3. FTX & Alameda Research Merge Venture Capital Function

  • FTX and Alameda Research merge their VC operations in an effort to consolidate parts of billionaire Sam Bankman-Fried’s vast digital asset empire.

  • While the implications were small for Alameda’s staffing, they could be significant for the crypto startup industry.

What happens when one of the world’s biggest cryptocurrency exchanges combines its venture capital arm with one of the world’s biggest cryptocurrency market makers?

The cryptocurrency industry is about to find out as exchange FTX and Alameda Research merge their VC operations in an effort to consolidate parts of billionaire Sam Bankman-Fried’s vast digital asset empire.

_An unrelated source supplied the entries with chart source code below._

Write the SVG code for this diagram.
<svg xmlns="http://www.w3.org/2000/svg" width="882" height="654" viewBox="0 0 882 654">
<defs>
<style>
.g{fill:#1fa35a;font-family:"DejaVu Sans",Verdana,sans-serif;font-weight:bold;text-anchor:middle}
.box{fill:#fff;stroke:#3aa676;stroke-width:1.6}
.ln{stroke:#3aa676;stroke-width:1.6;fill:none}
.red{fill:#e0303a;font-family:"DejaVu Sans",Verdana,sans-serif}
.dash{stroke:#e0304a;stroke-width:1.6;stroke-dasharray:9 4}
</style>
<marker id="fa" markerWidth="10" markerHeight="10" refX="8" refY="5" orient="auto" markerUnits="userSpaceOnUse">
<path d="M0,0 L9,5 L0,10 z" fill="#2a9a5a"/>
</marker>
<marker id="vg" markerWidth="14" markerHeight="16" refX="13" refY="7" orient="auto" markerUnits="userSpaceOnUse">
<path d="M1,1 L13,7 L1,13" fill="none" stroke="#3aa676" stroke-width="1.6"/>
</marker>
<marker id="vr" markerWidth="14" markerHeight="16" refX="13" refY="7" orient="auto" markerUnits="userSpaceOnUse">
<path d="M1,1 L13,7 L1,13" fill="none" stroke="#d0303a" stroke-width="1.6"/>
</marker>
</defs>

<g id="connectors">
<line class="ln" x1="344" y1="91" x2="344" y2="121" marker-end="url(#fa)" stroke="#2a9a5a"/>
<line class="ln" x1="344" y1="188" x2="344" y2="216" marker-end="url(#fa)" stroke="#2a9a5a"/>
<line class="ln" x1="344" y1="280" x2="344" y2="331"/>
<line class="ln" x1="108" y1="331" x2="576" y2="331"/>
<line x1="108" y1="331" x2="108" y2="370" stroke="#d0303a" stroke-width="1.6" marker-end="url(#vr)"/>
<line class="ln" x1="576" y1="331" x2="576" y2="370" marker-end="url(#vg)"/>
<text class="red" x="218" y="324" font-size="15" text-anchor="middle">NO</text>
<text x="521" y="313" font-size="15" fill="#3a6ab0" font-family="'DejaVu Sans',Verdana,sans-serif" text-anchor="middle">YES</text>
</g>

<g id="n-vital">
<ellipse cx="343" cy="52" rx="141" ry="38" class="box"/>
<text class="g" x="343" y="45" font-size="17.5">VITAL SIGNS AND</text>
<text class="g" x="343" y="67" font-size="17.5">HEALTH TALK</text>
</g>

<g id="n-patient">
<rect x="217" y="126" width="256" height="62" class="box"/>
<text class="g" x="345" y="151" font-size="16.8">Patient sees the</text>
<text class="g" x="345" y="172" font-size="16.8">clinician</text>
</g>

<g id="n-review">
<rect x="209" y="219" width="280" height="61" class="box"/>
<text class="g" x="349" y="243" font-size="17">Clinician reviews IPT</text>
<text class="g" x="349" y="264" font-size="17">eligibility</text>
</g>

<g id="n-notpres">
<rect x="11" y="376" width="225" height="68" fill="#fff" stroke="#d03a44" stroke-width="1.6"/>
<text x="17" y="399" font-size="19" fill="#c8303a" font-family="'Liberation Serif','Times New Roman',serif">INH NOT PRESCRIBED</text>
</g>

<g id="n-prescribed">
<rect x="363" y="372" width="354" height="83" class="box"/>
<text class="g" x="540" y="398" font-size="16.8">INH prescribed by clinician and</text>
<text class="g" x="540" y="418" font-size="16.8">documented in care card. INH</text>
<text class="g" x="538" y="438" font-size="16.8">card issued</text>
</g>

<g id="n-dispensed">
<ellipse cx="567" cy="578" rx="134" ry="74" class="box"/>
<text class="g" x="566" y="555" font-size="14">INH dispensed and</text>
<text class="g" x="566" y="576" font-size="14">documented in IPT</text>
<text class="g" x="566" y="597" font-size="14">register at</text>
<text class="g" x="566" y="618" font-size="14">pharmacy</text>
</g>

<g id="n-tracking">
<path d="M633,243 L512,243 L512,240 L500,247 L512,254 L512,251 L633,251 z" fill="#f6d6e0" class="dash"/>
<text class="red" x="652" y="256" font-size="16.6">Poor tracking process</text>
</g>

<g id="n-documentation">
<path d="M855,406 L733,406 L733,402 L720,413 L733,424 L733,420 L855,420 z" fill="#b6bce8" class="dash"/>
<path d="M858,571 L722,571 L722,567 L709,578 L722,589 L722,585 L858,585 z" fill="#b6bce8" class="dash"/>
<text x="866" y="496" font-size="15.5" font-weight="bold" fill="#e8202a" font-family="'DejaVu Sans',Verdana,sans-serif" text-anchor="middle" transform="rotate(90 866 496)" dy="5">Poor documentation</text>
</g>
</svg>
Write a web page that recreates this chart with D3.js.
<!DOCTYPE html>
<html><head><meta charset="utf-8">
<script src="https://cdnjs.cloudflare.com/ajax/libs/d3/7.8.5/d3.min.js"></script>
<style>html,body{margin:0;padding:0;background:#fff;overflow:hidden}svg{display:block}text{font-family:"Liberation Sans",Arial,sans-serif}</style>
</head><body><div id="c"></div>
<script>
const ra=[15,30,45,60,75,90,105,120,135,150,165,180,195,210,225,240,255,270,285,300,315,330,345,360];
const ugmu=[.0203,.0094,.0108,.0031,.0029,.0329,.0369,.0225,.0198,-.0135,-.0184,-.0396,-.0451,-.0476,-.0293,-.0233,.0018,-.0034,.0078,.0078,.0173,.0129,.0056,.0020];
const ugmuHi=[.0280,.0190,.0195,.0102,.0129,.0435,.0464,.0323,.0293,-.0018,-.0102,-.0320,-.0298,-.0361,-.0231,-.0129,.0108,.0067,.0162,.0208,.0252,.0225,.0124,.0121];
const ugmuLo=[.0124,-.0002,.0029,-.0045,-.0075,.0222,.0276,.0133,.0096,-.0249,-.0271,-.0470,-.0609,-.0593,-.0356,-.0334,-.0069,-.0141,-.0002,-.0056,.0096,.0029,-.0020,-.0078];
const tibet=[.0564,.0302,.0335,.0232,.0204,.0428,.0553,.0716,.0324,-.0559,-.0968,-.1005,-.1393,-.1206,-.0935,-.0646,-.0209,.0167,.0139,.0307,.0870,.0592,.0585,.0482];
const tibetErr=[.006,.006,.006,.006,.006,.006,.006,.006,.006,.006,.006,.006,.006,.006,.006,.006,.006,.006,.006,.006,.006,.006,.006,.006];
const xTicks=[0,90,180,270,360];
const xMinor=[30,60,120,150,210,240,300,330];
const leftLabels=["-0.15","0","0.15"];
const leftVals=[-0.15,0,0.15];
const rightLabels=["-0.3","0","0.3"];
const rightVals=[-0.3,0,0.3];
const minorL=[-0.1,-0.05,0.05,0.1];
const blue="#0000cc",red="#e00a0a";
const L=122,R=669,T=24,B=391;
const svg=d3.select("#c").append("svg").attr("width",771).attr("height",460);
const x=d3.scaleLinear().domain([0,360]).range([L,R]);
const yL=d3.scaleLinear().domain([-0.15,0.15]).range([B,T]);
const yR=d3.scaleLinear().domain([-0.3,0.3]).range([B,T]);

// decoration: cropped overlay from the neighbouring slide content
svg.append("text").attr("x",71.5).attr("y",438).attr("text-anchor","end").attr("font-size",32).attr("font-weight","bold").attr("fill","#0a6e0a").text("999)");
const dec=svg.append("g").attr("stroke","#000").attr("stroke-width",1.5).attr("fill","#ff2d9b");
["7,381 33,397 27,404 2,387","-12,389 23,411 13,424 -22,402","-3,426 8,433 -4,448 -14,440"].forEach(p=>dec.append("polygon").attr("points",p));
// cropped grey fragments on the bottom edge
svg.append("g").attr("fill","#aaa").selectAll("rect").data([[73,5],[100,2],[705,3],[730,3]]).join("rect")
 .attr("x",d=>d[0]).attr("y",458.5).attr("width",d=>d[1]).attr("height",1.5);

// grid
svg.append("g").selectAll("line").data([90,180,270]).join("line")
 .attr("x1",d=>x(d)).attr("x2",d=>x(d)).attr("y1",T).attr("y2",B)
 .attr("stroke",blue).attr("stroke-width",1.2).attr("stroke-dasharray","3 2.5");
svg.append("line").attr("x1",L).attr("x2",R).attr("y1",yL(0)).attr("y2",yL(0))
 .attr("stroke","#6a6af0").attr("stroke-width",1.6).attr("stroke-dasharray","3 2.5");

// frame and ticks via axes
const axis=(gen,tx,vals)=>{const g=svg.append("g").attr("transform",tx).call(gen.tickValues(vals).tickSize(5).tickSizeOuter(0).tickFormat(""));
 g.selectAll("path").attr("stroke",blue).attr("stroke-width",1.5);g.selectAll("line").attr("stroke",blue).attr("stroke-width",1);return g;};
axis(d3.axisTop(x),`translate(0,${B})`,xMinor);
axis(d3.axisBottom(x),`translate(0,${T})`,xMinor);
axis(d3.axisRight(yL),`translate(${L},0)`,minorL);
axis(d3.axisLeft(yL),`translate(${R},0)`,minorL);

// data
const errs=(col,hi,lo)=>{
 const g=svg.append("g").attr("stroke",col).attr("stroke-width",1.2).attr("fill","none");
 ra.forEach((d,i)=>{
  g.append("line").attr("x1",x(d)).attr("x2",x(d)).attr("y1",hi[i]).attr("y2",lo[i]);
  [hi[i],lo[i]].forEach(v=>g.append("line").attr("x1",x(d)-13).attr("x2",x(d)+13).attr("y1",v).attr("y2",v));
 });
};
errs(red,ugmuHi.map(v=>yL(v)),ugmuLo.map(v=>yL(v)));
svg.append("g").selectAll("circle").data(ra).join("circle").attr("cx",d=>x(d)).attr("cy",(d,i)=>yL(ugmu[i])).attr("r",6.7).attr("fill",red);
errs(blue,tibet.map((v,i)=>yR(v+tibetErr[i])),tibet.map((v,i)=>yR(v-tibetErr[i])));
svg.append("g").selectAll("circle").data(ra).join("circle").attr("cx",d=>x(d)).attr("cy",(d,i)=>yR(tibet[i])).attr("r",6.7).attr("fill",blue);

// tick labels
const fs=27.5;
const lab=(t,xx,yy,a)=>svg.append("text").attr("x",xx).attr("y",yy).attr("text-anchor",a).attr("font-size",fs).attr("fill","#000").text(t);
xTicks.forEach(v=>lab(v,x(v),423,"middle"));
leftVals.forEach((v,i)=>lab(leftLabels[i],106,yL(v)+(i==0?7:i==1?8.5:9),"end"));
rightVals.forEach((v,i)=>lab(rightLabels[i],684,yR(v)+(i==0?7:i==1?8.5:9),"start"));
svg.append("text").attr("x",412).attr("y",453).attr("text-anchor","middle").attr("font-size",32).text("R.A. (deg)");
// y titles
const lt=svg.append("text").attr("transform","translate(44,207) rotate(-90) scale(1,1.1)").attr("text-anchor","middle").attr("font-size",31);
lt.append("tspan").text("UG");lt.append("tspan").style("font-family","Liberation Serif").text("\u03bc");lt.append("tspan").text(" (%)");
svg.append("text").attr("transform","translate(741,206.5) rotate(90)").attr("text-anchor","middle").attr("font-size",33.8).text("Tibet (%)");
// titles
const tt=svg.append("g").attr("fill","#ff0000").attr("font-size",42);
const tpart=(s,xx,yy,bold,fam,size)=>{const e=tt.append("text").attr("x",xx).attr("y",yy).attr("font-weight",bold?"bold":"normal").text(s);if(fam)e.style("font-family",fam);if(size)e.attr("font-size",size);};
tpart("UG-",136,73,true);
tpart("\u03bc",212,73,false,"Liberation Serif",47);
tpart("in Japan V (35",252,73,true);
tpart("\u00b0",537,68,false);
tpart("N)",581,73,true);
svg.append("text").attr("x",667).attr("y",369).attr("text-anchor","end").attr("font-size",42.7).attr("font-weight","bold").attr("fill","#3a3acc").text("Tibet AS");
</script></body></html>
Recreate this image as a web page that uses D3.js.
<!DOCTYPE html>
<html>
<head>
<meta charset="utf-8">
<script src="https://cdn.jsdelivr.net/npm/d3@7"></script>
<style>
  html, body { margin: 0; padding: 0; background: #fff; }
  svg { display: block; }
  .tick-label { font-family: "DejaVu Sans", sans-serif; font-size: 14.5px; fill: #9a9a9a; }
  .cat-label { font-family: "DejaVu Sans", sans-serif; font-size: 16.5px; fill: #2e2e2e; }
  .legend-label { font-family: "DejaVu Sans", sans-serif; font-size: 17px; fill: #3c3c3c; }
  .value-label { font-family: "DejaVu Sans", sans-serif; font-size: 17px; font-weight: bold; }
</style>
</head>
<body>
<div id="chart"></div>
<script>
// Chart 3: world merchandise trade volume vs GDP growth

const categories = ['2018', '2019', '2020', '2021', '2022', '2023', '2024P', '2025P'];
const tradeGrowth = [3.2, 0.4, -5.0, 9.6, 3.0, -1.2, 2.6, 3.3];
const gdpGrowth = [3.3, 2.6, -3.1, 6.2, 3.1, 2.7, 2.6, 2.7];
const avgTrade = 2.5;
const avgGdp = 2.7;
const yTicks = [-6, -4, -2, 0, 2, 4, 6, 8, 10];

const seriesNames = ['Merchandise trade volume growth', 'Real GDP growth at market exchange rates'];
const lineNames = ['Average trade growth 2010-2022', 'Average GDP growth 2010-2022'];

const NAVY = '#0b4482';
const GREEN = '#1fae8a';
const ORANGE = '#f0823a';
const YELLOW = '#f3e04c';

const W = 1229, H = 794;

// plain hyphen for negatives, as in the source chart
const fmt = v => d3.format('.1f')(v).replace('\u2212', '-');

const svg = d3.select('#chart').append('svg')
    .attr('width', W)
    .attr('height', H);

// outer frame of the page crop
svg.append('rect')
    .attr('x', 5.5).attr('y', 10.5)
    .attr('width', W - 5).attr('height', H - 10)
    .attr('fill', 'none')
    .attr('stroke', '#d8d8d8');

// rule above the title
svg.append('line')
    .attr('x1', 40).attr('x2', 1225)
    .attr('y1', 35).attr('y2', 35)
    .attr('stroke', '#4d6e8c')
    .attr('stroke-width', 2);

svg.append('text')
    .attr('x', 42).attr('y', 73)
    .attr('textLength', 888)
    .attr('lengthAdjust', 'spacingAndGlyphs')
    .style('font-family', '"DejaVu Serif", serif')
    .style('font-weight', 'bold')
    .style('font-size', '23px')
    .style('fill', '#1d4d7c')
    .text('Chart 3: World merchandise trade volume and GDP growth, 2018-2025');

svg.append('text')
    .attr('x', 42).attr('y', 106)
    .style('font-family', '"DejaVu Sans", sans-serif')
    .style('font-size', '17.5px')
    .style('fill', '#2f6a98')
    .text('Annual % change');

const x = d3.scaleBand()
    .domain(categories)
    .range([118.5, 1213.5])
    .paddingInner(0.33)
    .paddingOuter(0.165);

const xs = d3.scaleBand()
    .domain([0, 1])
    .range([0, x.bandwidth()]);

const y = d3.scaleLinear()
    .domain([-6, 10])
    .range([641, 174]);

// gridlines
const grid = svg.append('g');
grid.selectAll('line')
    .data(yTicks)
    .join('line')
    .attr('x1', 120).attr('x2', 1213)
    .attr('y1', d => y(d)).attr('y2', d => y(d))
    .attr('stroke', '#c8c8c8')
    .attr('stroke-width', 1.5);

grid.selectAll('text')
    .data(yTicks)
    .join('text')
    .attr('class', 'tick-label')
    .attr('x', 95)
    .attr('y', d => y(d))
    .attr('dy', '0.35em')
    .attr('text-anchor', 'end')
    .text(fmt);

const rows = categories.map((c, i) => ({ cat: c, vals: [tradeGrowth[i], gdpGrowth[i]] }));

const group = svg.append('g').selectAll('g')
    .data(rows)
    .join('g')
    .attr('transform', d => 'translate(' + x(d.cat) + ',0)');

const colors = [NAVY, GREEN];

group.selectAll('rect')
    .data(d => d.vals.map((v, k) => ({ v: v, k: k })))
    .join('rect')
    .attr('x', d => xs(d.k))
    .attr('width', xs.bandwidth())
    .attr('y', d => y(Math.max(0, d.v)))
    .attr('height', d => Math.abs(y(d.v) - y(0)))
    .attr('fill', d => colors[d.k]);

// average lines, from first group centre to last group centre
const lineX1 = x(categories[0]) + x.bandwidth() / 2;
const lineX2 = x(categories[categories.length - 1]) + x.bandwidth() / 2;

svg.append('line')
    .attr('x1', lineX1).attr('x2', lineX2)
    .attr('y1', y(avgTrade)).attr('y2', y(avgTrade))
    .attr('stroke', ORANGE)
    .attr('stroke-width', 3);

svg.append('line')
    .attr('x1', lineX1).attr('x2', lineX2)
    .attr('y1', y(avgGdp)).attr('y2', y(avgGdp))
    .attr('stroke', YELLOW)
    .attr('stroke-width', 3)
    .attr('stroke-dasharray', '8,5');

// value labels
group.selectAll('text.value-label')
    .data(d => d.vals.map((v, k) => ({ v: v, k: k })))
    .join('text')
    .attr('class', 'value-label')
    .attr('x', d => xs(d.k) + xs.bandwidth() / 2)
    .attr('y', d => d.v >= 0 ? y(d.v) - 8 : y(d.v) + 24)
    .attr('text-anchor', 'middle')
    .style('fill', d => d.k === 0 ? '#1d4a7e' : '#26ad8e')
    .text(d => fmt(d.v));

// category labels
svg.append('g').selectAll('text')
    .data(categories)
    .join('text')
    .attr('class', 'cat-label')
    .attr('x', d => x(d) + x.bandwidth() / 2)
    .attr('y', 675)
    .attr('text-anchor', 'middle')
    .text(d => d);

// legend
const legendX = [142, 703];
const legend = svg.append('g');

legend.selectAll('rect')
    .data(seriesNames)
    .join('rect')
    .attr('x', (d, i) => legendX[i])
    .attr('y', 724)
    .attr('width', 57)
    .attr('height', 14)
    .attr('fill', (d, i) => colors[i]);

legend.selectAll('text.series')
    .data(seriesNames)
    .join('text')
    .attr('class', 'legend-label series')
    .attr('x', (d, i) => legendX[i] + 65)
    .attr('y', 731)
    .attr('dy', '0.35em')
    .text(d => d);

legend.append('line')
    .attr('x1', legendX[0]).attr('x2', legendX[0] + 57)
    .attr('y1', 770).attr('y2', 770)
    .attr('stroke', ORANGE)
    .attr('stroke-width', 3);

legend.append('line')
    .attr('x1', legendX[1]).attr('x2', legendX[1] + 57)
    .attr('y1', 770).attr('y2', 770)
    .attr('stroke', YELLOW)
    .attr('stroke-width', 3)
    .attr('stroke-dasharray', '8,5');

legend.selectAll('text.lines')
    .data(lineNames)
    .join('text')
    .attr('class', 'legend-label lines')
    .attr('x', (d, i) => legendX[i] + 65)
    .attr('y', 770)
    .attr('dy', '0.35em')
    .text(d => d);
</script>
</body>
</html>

Although both FTX and Alameda Research were founded by Bankman-Fried, they have ostensibly maintained separate operations, including with regard to venture capital.

But the Crypto Winter and what appears to be an ongoing bear market in digital assets means that even the most well-funded firms will need to consolidate to better manage costs.

According to research from PitchBook, Alameda was a prolific investor that backed more than 150 private companies with portfolio including the nonfungible token marketplace Magic Eden and crypto bank Anchorage Digital.

Caroline Ellison, Alameda Research’s CEO, said that the agreement to move its venture capital unit to FTX isn’t meant to signal a closer relationship between the two companies as the market maker will focus mainly on exchange and over-the-counter trading and decentralized finance.

Meanwhile, FTX Ventures is now completely concentrated on venture investing.

The crypto exchange FTX, the venture arm FTX Ventures and Alameda Research are all independent from one another and are operating completely as separate entities.

While the implications were small for Alameda’s staffing, they could be significant for the crypto startup industry.

FTX and Alameda have worked together on deals at times in the past. Alameda and FTX made a joint cash offer to purchase all of Voyager Digital’s assets and loans, but Voyager Digital called the offer a “low-ball bid” that disrupted the bankruptcy process.